- **REQUIREMENTS**: Reproduce exactly the lines from the line with "Emit a Python" through the line with "8px / 1383px", both included, and no other lines.

- **SUPPLIED MATERIAL**:

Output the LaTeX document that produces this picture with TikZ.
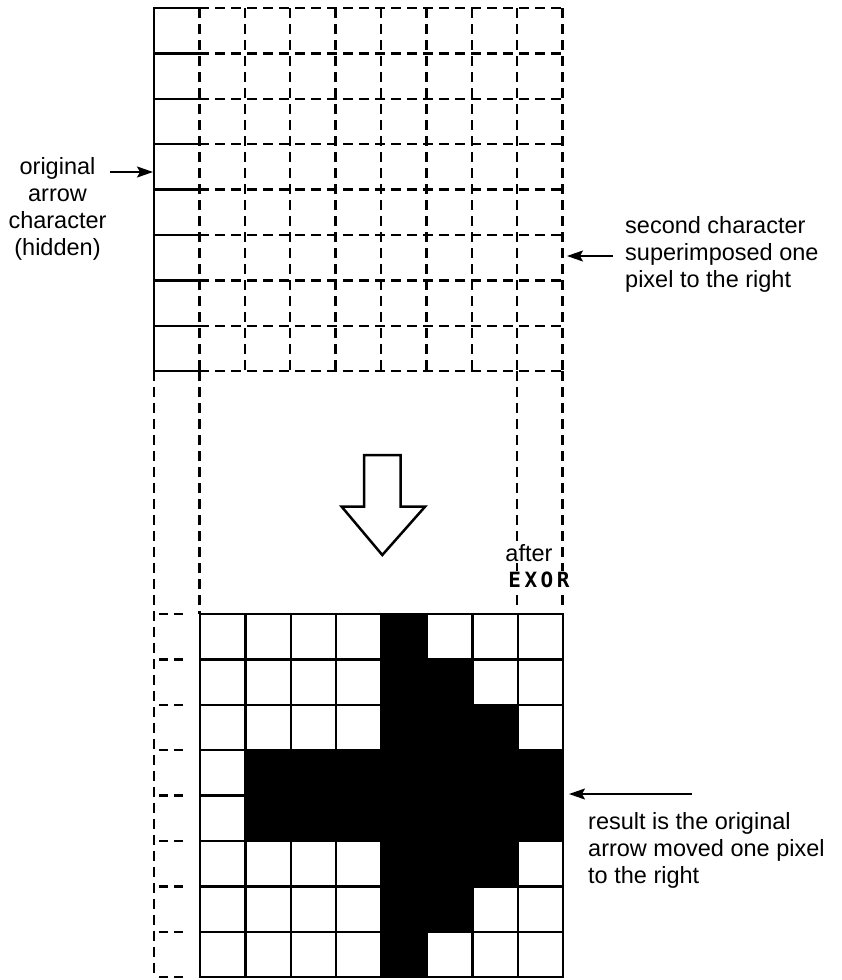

* * *

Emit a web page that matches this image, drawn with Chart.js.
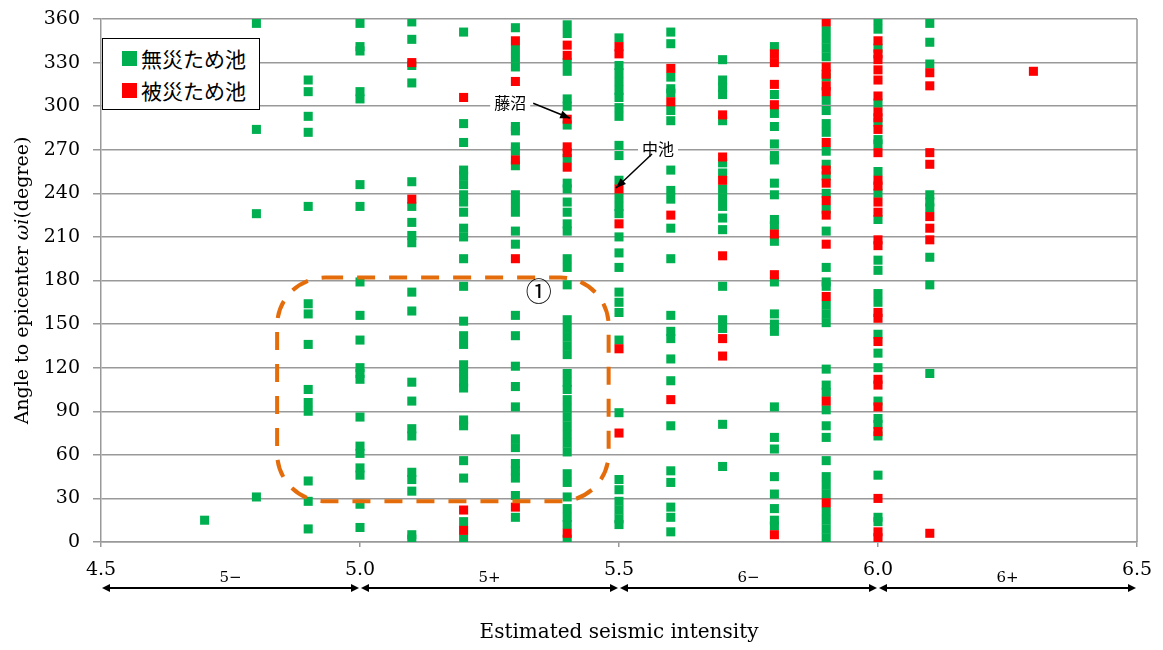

---

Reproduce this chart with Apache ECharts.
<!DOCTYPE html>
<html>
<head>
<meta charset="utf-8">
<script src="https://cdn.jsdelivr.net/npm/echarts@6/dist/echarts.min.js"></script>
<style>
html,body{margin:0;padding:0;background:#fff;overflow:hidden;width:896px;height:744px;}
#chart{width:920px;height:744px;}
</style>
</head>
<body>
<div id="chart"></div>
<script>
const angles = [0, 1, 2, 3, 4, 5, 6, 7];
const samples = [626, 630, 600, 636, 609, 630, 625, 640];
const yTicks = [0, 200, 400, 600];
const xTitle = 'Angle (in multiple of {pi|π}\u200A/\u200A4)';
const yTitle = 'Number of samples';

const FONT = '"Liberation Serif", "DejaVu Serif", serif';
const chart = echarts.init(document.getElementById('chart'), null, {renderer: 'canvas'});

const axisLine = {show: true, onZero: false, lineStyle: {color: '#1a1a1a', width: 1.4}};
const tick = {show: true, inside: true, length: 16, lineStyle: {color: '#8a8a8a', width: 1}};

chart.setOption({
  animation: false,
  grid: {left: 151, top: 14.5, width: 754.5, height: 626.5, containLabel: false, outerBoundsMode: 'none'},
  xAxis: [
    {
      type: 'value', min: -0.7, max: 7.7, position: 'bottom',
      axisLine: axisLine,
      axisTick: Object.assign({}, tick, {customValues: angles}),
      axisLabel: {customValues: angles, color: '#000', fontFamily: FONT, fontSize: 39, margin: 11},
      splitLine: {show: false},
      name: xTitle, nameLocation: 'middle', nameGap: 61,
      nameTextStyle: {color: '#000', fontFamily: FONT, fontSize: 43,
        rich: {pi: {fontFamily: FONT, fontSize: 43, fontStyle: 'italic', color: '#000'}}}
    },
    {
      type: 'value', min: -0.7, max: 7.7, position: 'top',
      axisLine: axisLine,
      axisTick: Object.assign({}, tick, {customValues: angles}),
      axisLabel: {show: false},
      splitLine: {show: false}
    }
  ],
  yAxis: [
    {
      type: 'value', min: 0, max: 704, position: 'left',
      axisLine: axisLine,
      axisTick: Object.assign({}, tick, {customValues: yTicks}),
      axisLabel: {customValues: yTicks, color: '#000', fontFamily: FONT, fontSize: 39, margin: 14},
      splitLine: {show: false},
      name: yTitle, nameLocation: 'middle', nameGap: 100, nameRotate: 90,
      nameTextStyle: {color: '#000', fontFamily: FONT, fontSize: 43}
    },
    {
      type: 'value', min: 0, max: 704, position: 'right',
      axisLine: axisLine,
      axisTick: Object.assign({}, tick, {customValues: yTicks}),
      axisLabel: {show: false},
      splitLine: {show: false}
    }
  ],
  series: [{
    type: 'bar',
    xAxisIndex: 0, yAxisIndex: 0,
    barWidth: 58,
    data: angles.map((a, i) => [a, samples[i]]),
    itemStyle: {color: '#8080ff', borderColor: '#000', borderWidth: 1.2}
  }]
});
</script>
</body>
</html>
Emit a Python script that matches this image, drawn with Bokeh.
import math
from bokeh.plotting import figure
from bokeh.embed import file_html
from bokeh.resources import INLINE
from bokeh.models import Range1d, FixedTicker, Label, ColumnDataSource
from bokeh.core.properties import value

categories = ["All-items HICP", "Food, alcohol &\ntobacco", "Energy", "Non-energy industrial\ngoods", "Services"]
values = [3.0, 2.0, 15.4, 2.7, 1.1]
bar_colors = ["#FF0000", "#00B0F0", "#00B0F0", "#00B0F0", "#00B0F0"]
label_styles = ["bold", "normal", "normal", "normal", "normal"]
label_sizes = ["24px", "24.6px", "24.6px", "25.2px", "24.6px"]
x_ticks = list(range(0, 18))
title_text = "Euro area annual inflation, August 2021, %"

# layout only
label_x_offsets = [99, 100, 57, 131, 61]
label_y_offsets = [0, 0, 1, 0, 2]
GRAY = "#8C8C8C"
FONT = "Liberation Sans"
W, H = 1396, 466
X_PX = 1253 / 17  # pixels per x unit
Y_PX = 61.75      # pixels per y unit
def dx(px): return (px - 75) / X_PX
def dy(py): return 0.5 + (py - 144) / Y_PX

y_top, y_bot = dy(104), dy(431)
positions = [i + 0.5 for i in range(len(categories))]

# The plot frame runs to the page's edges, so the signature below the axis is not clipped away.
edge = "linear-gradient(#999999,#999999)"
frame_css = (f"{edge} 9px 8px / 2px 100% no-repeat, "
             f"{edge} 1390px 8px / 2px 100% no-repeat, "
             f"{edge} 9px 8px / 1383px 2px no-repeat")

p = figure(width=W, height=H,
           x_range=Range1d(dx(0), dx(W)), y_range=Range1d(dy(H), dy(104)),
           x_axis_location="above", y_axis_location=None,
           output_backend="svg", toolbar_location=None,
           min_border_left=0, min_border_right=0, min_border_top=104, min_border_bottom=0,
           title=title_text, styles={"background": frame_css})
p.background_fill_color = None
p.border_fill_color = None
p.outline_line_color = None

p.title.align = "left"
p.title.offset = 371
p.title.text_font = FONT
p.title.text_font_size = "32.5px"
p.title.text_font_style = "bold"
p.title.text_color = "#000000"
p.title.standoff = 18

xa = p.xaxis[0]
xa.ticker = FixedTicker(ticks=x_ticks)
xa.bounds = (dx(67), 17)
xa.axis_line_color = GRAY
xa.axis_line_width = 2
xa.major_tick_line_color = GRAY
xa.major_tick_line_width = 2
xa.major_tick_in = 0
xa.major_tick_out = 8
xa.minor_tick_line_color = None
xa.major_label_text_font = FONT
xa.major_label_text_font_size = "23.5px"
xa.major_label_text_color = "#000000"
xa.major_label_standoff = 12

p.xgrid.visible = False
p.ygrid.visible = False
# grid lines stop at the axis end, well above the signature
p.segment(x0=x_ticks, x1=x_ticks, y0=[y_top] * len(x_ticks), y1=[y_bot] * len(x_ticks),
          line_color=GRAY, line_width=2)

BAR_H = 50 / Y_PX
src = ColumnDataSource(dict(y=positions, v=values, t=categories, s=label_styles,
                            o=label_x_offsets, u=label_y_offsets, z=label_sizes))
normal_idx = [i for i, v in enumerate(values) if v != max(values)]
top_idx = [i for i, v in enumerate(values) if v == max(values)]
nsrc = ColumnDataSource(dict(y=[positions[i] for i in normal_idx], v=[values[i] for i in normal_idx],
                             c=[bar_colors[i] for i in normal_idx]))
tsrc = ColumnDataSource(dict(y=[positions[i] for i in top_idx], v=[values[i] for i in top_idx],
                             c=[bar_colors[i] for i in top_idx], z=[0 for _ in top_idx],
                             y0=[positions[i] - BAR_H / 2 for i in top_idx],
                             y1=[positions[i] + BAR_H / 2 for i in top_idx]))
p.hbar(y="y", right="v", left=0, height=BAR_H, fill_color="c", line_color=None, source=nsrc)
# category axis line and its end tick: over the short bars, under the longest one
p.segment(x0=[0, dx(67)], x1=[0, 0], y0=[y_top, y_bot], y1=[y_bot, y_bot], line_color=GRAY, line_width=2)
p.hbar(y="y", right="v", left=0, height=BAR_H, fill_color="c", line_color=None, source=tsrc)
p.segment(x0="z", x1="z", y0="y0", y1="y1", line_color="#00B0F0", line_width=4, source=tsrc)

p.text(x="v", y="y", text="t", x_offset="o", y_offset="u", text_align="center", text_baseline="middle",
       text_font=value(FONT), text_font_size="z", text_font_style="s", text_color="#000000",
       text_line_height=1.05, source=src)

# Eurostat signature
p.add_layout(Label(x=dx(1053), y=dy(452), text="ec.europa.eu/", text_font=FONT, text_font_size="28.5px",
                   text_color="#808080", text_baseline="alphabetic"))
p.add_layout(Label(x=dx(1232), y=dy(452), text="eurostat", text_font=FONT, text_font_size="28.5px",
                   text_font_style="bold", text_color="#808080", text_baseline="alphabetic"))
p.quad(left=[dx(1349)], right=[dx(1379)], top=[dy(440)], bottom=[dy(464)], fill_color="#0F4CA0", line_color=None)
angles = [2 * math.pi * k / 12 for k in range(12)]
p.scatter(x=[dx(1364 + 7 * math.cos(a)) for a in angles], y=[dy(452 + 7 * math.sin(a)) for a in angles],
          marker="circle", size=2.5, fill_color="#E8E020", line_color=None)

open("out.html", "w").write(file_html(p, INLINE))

- **TASK SOLUTION**:
Emit a Python script that matches this image, drawn with Bokeh.
import math
from bokeh.plotting import figure
from bokeh.embed import file_html
from bokeh.resources import INLINE
from bokeh.models import Range1d, FixedTicker, Label, ColumnDataSource
from bokeh.core.properties import value

categories = ["All-items HICP", "Food, alcohol &\ntobacco", "Energy", "Non-energy industrial\ngoods", "Services"]
values = [3.0, 2.0, 15.4, 2.7, 1.1]
bar_colors = ["#FF0000", "#00B0F0", "#00B0F0", "#00B0F0", "#00B0F0"]
label_styles = ["bold", "normal", "normal", "normal", "normal"]
label_sizes = ["24px", "24.6px", "24.6px", "25.2px", "24.6px"]
x_ticks = list(range(0, 18))
title_text = "Euro area annual inflation, August 2021, %"

# layout only
label_x_offsets = [99, 100, 57, 131, 61]
label_y_offsets = [0, 0, 1, 0, 2]
GRAY = "#8C8C8C"
FONT = "Liberation Sans"
W, H = 1396, 466
X_PX = 1253 / 17  # pixels per x unit
Y_PX = 61.75      # pixels per y unit
def dx(px): return (px - 75) / X_PX
def dy(py): return 0.5 + (py - 144) / Y_PX

y_top, y_bot = dy(104), dy(431)
positions = [i + 0.5 for i in range(len(categories))]

# The plot frame runs to the page's edges, so the signature below the axis is not clipped away.
edge = "linear-gradient(#999999,#999999)"
frame_css = (f"{edge} 9px 8px / 2px 100% no-repeat, "
             f"{edge} 1390px 8px / 2px 100% no-repeat, "
             f"{edge} 9px 8px / 1383px 2px no-repeat")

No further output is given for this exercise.